Your goal ▸
Please retype the records below exactly, from the first line through the line containing "const values = [12, 5, 13, 3, 1, 23, 43];", and leave out any pictures.

Provided entries ▸
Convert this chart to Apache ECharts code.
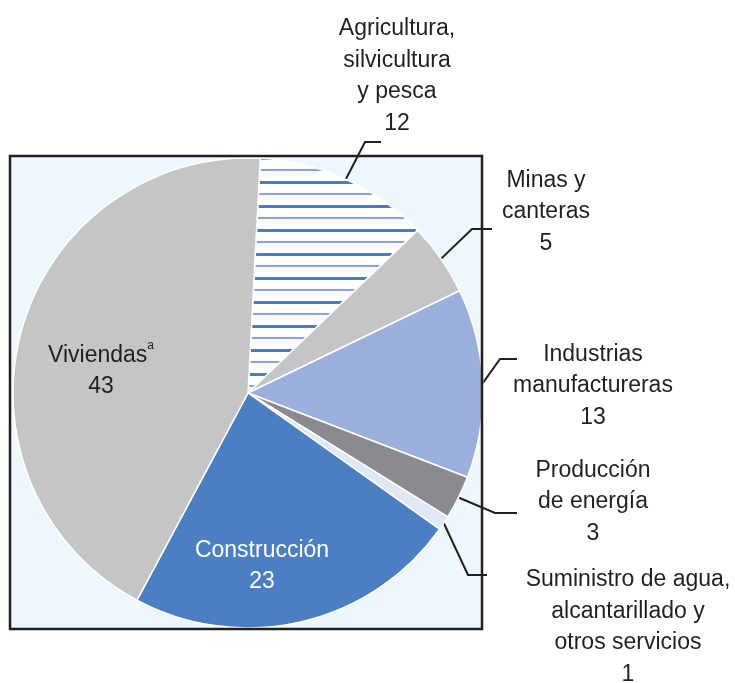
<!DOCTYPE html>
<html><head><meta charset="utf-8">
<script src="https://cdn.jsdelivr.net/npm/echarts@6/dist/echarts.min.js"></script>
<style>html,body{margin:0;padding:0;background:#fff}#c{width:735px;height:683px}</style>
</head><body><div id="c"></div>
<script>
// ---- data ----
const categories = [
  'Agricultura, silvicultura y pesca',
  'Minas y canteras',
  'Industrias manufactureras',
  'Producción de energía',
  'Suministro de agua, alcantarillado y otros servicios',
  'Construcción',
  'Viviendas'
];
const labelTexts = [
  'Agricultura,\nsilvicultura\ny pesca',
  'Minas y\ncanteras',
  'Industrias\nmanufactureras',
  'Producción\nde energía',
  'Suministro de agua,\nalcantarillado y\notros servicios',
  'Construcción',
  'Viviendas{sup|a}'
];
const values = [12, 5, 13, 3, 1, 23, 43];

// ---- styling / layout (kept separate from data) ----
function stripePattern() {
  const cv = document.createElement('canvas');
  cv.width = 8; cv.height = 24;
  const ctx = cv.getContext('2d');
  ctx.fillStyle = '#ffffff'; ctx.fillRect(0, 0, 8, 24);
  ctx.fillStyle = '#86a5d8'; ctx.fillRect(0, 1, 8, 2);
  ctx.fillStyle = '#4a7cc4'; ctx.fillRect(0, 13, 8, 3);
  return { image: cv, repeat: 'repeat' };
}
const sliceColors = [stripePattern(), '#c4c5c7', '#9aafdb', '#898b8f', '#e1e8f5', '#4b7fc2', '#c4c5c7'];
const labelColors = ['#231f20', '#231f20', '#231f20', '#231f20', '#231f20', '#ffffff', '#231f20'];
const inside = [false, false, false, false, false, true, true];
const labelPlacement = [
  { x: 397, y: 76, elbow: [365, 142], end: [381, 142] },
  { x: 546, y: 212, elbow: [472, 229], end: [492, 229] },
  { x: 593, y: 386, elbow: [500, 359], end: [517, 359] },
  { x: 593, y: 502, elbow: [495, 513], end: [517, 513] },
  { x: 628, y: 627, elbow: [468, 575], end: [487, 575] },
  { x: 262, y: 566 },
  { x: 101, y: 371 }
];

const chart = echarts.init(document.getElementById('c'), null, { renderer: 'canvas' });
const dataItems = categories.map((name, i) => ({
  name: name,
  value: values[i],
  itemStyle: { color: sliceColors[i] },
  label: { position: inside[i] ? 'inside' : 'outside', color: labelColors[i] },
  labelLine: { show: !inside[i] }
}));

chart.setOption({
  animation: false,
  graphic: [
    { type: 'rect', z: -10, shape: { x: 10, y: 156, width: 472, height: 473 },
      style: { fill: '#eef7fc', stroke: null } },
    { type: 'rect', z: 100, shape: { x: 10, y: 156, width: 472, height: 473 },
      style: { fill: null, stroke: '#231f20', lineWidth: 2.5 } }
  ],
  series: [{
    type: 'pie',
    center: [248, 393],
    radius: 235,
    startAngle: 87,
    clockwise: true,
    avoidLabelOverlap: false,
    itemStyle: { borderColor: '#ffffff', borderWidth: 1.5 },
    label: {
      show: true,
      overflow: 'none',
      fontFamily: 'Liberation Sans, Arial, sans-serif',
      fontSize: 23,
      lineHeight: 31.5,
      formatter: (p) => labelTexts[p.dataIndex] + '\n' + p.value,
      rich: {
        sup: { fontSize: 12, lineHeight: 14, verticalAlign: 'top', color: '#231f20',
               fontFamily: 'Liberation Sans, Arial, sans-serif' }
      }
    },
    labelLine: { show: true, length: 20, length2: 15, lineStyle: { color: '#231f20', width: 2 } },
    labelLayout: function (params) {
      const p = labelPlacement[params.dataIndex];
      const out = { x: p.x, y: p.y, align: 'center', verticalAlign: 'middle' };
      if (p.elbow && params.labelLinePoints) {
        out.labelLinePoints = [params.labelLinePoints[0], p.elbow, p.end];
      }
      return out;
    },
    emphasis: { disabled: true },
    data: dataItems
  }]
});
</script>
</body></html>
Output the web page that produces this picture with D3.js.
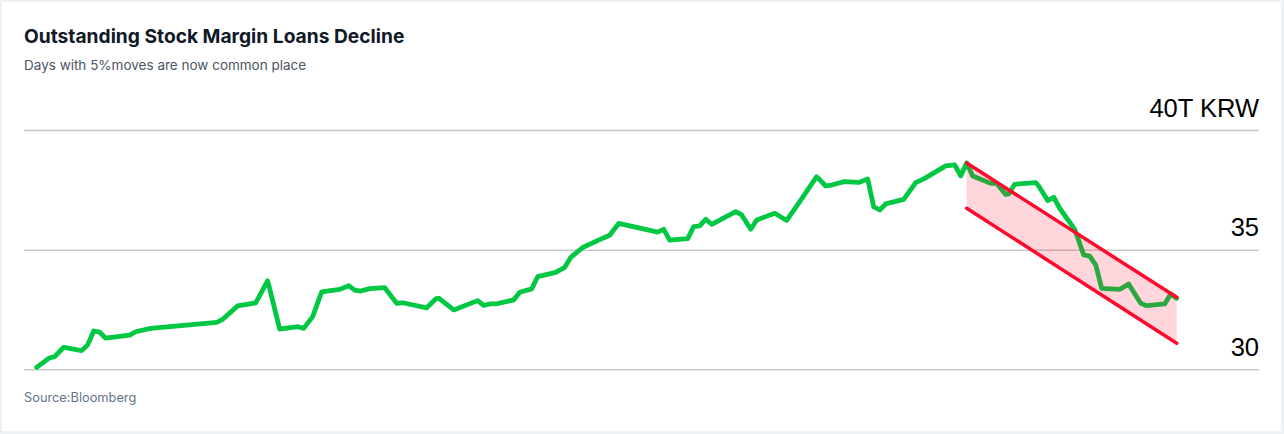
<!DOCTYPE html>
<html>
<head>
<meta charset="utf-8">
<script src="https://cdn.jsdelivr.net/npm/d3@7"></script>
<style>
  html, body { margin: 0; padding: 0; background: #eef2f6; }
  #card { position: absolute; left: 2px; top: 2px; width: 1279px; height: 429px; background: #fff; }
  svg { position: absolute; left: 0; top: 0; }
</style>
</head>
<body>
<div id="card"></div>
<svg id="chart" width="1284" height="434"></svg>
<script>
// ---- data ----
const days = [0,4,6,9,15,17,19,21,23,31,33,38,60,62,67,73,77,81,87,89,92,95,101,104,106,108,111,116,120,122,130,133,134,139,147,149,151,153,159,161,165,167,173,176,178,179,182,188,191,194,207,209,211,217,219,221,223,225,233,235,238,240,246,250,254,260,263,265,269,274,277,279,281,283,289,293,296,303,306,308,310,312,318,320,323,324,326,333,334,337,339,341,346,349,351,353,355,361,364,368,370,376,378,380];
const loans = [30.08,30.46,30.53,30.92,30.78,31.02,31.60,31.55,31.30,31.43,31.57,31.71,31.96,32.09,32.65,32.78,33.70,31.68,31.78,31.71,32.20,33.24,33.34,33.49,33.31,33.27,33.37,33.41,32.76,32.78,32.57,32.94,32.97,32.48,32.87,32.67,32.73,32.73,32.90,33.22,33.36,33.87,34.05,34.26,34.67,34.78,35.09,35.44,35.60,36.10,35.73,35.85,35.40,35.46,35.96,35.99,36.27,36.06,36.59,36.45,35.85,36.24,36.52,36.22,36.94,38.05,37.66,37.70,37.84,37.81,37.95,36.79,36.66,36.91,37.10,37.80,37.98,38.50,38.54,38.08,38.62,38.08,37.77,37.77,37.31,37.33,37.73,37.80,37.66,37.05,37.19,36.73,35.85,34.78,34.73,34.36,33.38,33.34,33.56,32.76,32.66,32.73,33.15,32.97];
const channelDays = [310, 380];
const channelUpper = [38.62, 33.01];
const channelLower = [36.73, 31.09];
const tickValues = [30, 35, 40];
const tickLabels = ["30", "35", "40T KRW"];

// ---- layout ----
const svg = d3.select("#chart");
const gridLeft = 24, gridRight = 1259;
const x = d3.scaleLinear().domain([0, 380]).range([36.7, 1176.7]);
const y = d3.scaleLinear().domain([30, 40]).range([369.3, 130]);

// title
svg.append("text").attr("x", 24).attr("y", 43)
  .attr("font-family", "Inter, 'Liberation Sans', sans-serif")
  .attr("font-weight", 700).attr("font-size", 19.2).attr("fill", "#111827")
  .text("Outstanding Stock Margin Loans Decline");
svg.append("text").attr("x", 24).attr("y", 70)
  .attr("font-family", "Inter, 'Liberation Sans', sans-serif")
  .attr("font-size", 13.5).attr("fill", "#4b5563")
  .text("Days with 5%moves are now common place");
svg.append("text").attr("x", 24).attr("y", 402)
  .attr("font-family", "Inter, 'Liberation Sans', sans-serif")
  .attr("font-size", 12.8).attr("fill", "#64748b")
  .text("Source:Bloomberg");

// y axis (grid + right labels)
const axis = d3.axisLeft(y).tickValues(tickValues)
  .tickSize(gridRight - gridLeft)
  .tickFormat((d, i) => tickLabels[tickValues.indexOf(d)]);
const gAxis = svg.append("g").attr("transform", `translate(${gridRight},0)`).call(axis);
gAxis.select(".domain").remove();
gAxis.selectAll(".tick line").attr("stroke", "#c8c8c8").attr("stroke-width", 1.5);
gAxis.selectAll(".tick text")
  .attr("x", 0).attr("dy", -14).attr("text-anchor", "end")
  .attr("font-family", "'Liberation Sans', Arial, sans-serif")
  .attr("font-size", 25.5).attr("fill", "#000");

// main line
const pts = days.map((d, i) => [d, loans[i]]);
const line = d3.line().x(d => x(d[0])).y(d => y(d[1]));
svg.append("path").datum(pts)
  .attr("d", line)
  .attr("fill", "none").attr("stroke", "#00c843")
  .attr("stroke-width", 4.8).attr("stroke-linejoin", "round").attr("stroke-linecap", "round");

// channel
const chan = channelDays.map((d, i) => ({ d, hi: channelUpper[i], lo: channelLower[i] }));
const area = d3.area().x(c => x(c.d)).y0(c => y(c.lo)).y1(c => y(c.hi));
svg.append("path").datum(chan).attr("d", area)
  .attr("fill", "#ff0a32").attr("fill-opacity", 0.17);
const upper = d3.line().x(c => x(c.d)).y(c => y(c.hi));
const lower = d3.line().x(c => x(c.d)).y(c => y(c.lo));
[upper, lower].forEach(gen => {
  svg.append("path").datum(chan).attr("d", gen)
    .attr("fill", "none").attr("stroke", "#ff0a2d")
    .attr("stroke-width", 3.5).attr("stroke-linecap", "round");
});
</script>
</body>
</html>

Result of this exercise ▸
Convert this chart to Apache ECharts code.
<!DOCTYPE html>
<html><head><meta charset="utf-8">
<script src="https://cdn.jsdelivr.net/npm/echarts@6/dist/echarts.min.js"></script>
<style>html,body{margin:0;padding:0;background:#fff}#c{width:735px;height:683px}</style>
</head><body><div id="c"></div>
<script>
// ---- data ----
const categories = [
  'Agricultura, silvicultura y pesca',
  'Minas y canteras',
  'Industrias manufactureras',
  'Producción de energía',
  'Suministro de agua, alcantarillado y otros servicios',
  'Construcción',
  'Viviendas'
];
const labelTexts = [
  'Agricultura,\nsilvicultura\ny pesca',
  'Minas y\ncanteras',
  'Industrias\nmanufactureras',
  'Producción\nde energía',
  'Suministro de agua,\nalcantarillado y\notros servicios',
  'Construcción',
  'Viviendas{sup|a}'
];
const values = [12, 5, 13, 3, 1, 23, 43];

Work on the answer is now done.